What are the odds that an average person would go through several accidents in a low? Not really high. But I know a person to whom all the terrible accidents happened in just two years. I met him in HUFS in 2012. Because we major in the same department, Media Communication, we used to hang out with other friends too. Before long, I found it out easily that he is a man with all the bad luck. I felt sorry to ask him if I can interview him about his accidents. But he texted me back "yes" without much hesitation.


It has been a quite a long time since I saw him. I welcomed him in the Apple Lounge in HUFS.

He is a positive and energetic man, I suddenly wondered why on earth bad things which might happen to a person once in his or her lifetime happened continuously to such a hardworking man. I asked him to tell me from the recent accident. He said with embarrassingly smiling, "Let me first exclude the happenings that occurred due to my clumsiness." Losing the cell phone or wallet was not a big deal. It happened to him so frequently that he's a bit of immune to it.


He started talking with a sigh. "I'm way too much unlucky to just call myself unlucky." His friends and he were drinking over the dinner two months ago. Suddenly, the girl next to him dropped the Soju glass by accident. As he reflexively turned his face to where the sound came from, some of the broken pieces of the glass got into his eyes. At first he thought pouring water into the eye would be enough. After few days later, he couldn't help the feeling of irritation that he went to see an eye doctor. The doctor said any sort of glass piece was found, luckily. However, the worst part was that instead of pieces of the glass, there was calculus or the stone in his eye; from a piece of the broken glass to the calculus. What an absurd happening! As a result, he had to spend almost one and half an hour, taking it from the eye with the syringe


The more serious one happened in April last year. I remember how much I was shocked to see him at that time. His face was black and blue all over, he limbed his leg. He was on his way back to home, riding a bicycle. It was around 1am. Suddenly a group of Chinese people came out from somewhere and threatened him for nothing. "I tried to get out of the situation again and again." said he with bitterness. The people must have been the racketeers. They were mad at the fact he did not surrender, and pushed him down. Then he fell down to a rock and chafed against the ground. "I blacked out, and when I opened my eyes, I was at home. There was blood everywhere in the blanket, not to mention my face.
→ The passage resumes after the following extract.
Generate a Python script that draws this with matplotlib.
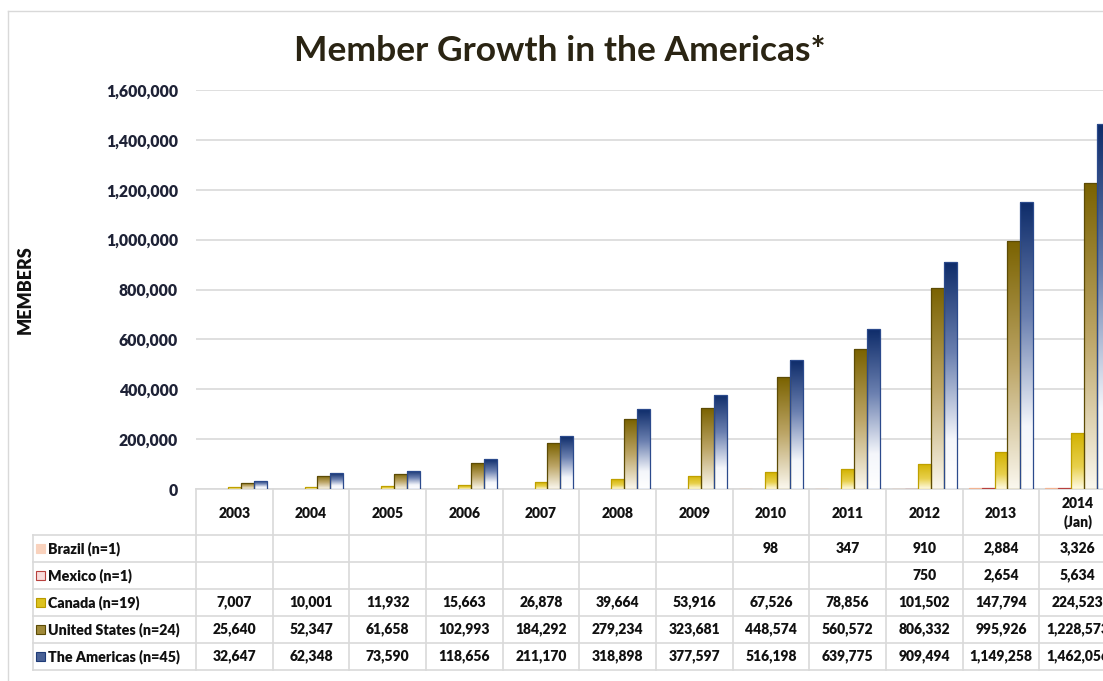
import numpy as np
import matplotlib.pyplot as plt
from matplotlib.colors import LinearSegmentedColormap
from matplotlib.patches import Rectangle
from matplotlib.ticker import FuncFormatter

plt.rcParams['font.family'] = ['Lato', 'DejaVu Sans']

years = ["2003", "2004", "2005", "2006", "2007", "2008", "2009",
         "2010", "2011", "2012", "2013", "2014\n(Jan)"]
brazil = [None, None, None, None, None, None, None, 98, 347, 910, 2884, 3326]
mexico = [None, None, None, None, None, None, None, None, None, 750, 2654, 5634]
canada = [7007, 10001, 11932, 15663, 26878, 39664, 53916, 67526, 78856,
          101502, 147794, 224523]
united_states = [25640, 52347, 61658, 102993, 184292, 279234, 323681, 448574,
                 560572, 806332, 995926, 1228573]
americas = [32647, 62348, 73590, 118656, 211170, 318898, 377597, 516198,
            639775, 909494, 1149258, 1462056]
series_names = ["Brazil (n=1)", "Mexico (n=1)", "Canada (n=19)",
                "United States (n=24)", "The Americas (n=45)"]

W, H = 1103, 681
AX_L, AX_R, AX_T, AX_B = 196, 1116, 90, 489

# bottom -> top gradient stops, outline colour, legend key colours
styles = [
    ([(0, '#FDEBDF'), (1, '#F6C3A6')], '#F2B392', ('#F9D2BD', '#F9D2BD')),
    ([(0, '#FBE3E2'), (1, '#D98C8A')], '#B8403D', ('#F8DCDB', '#B8403D')),
    ([(0, '#FFFBE6'), (0.4, '#E8D04C'), (1, '#D2B200')], '#BFA000', ('#DCC21E', '#B89A00')),
    ([(0, '#FBF8EF'), (0.5, '#BCA566'), (1, '#7A6200')], '#5C4B05', ('#A08A3A', '#5C4B05')),
    ([(0, '#FFFFFF'), (0.22, '#F4F6FB'), (0.6, '#6B80B0'), (1, '#0E2C6A')], '#2B4A8C', ('#4A6296', '#1F3C78')),
]
all_series = [brazil, mexico, canada, united_states, americas]

WT = 'heavy'
fig = plt.figure(figsize=(W / 100, H / 100), dpi=100)
fig.patch.set_facecolor('white')

ax = fig.add_axes([AX_L / W, 1 - AX_B / H, (AX_R - AX_L) / W, (AX_B - AX_T) / H])
ax.set_facecolor('none')

n = len(years)
bw = 0.168
grad = np.linspace(0, 1, 256).reshape(-1, 1)
for s, (vals, (stops, edge, _)) in enumerate(zip(all_series, styles)):
    cmap = LinearSegmentedColormap.from_list(f"s{s}", stops)
    xs = [i + (s - 2) * bw for i in range(n) if vals[i] is not None]
    hs = [v for v in vals if v is not None]
    bars = ax.bar(xs, hs, width=bw, facecolor='none', edgecolor=edge,
                  linewidth=0.9, zorder=3)
    for rect, h in zip(bars, hs):
        x0 = rect.get_x()
        im = ax.imshow(grad, cmap=cmap, extent=[x0, x0 + bw, 0, h], origin='lower',
                       aspect='auto', interpolation='bilinear', zorder=2)
        im.set_clip_path(rect)

ax.set_xlim(-0.5, n - 0.5)
ax.set_ylim(0, 1600000)
ax.set_yticks(np.arange(0, 1600001, 200000))
ax.yaxis.set_major_formatter(FuncFormatter(lambda v, p: f"{int(v):,}"))
ax.tick_params(axis='y', length=0, pad=13, labelsize=11.3, labelcolor='#1E2236')
for lbl in ax.get_yticklabels():
    lbl.set_fontweight(WT)
ax.set_xticks([])
ax.grid(axis='y', color='#D9D9D9', linewidth=1.2, zorder=0)
ax.set_axisbelow(True)
for sp in ax.spines.values():
    sp.set_visible(False)

# overlay in pixel coordinates for frame, title and data table
ov = fig.add_axes([0, 0, 1, 1], zorder=-1)
ov.set_xlim(0, W)
ov.set_ylim(H, 0)
ov.axis('off')

ov.plot([8, 8], [11, H], color='#D9D9D9', lw=1)
ov.plot([8, W], [11, 11], color='#D9D9D9', lw=1)

ov.text(560, 51, "Member Growth in the Americas*", ha='center', va='center',
        fontsize=25.5, fontweight='bold', color='#2A2413')
ov.text(25, 290, "MEMBERS", rotation=90, ha='center', va='center',
        fontsize=13, fontweight=WT, color='#111111')

cat_w = (AX_R - AX_L) / n
col_x = [AX_L + i * cat_w for i in range(n + 1)]
hdr_top, hdr_bot = 489, 535
row_h = 27
row_y = [hdr_bot + r * row_h for r in range(len(series_names) + 1)]
line_c = '#D9D9D9'

ov.plot([AX_L, AX_R], [hdr_top, hdr_top], color=line_c, lw=1.2)
for y in row_y:
    ov.plot([33, AX_R], [y, y], color=line_c, lw=1.2)
ov.plot([33, 33], [row_y[0], row_y[-1]], color=line_c, lw=1.2)
for x in col_x:
    ov.plot([x, x], [hdr_top, row_y[-1]], color=line_c, lw=1.2)

for i, yr in enumerate(years):
    ov.text(col_x[i] + cat_w / 2, (hdr_top + hdr_bot) / 2 + 1, yr, ha='center',
            va='center', fontsize=10, fontweight=WT, color='#111111',
            linespacing=1.35)

for r, (name, vals, (_, _, (kf, ke))) in enumerate(zip(series_names, all_series, styles)):
    yc = row_y[r] + row_h / 2
    ov.add_patch(Rectangle((36, yc - 4.5), 9, 9, facecolor=kf, edgecolor=ke, lw=0.8))
    ov.text(48, yc, name, ha='left', va='center', fontsize=10.3,
            fontweight=WT, color='#111111')
    for i, v in enumerate(vals):
        if v is None:
            continue
        ov.text(col_x[i] + cat_w / 2, yc, f"{v:,}", ha='center', va='center',
                fontsize=10, fontweight=WT, color='#111111')

fig.savefig("out.png", dpi=100)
And I have no idea how I came back home." He said the more serious problem is some nerves in his cheekbone and the teeth did not recover.

Later he found out through the CCTV that was recently installed nearby his house. In the CCTV, he was carrying his bicycle to home at 5am. He said "My mentality forced me to move and go home even if I can't still remember."


Even before perfectly recovering himself from the terrible accident, he had gone through another one in September. Again, he was his way back home from Norangin. It wasn't that late. After the racketeering accident, he mentioned that he tried not to hang out late as the night. As he passed the crosswalk to take a taxi, several young people came up to him. "And I fainted. When I opened my eyes, I found myself lying on the ground. Everything was gone except for my cell phone."


"If I were in your situation, I would be mentally so shocked that I'd stop schooling and take a rest." I said anxiously. "How were you able to put up with all of the horrible situations back then?" I asked. "I didn't. Or I couldn't. What was scariest was that I began to think like 'This accident happened to me, because it is me. I myself is the bad luck.'" He spoke with aplomb as if he was referring to someone else's story. I did not know at all he was having that much serious accident or that much pain. To comfort him, I said "just forget about it. It could have been a lot worse".